Hmm ... I wonder what Netscape 7 will be based on ... All I know is that it gets very quiet, something is brewing. And it just might be a brand new Netscape 7 (purely my speculation).
Regards,
- Jay
by Salsaman
Monday August 5th, 2002 4:54 AM
What happened to 1.0.1 ? Shouldn't it have been out a couple of weeks ago - is there some big problem that is holding it back ?
#15 Re: 1.0.1
by turi
Monday August 5th, 2002 9:13 AM
It looks like some sort of cookie related security bug is holding it back. But others probably know more.

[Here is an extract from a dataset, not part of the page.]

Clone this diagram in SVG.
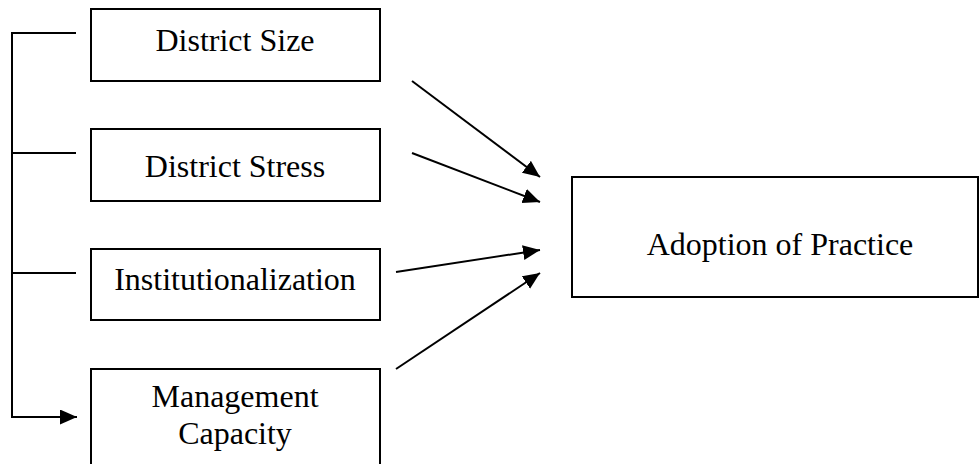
<svg xmlns="http://www.w3.org/2000/svg" width="979" height="464" viewBox="0 0 979 464">
<style>
.box{fill:#fff;stroke:#000;stroke-width:2}
.lbl{font-family:"Liberation Serif","Times New Roman",serif;font-size:32px;fill:#000;text-anchor:middle}
.ln{fill:none;stroke:#000;stroke-width:2}
</style>
<defs>
<marker id="ah" markerUnits="userSpaceOnUse" markerWidth="20" markerHeight="16" refX="17" refY="7.5" orient="auto">
<path d="M0,0 L17,7.5 L0,15 Z" fill="#000"/>
</marker>
</defs>
<rect width="979" height="464" fill="#fff"/>
<g id="n1"><rect class="box" x="91" y="9" width="289" height="72"/><text class="lbl" x="235" y="51">District Size</text></g>
<g id="n2"><rect class="box" x="91" y="129" width="289" height="72"/><text class="lbl" x="235" y="177">District Stress</text></g>
<g id="n3"><rect class="box" x="91" y="249" width="289" height="71"/><text class="lbl" x="235" y="290">Institutionalization</text></g>
<g id="n4"><rect class="box" x="91" y="369" width="289" height="100"/><text class="lbl" x="235" y="407">Management</text><text class="lbl" x="235" y="444">Capacity</text></g>
<g id="n5"><rect class="box" x="572" y="177" width="406" height="120"/><text class="lbl" x="780" y="255">Adoption of Practice</text></g>
<g id="connectors">
<path class="ln" d="M76,33 H12 V417 H77" marker-end="url(#ah)"/>
<path class="ln" d="M12,153 H76"/>
<path class="ln" d="M12,273 H76"/>
<line class="ln" x1="412" y1="81" x2="540" y2="177" marker-end="url(#ah)"/>
<line class="ln" x1="412" y1="153" x2="540" y2="202" marker-end="url(#ah)"/>
<line class="ln" x1="396" y1="272" x2="540" y2="250" marker-end="url(#ah)"/>
<line class="ln" x1="396" y1="369" x2="540" y2="273" marker-end="url(#ah)"/>
</g>
</svg>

#20 Re: Re: 1.0.1 - cookie problem
by treebeard
Monday August 5th, 2002 11:57 PM
the cookie bug has been reported on bugtraq ( 7/24 ) by Andreas Sandblad
I don't know if it has been fixed. The security related bugs are usually blocked on bugzilla
at least until they are fixed. Understandably. One doesn't want to encourage exploits.
in pertinent part:
DESCRIPTION:
============
Mozilla allows script in the javascript protocoll to set and read cookies.
For javascript URLs the host and path for the cookie is pulled out as:
"javascript:[host][path]"
......., it is possible to access and alter cookies from
other domains.
#16 why mozilla does for me
by NEMESiS_TF
Monday August 5th, 2002 11:14 AM
yes, you might be right. they could have released some of the 1.0branch stuff already. but then you could also pick it up for yourself. there are dayly builds of the branch. sure - there are not that many new things in there as in the trunk, but they are there. http://ftp.mozilla.org/pub/mozilla/nightly/latest-1.0/
to track the release of 1.0.1 there is the "make mozilla 1.0.1 not suck"-bug at http://bugzilla.mozilla.org/show_bug.cgi?id=158377 and you should also take a look at the revised roadmap at http://www.mozilla.org/roadmap.html to see that 1.0.1 is scheduled post 1.1
so stop whining
#21 Hey I wasn't whining !
by Salsaman
Tuesday August 6th, 2002 3:48 AM
Just being curious. I am using the 1.1 branch anyway.
#17 Re: 1.0.1
by asa
Monday August 5th, 2002 11:27 AM
There are no big problems holding it back. It's nearly done and it will be released when it's ready.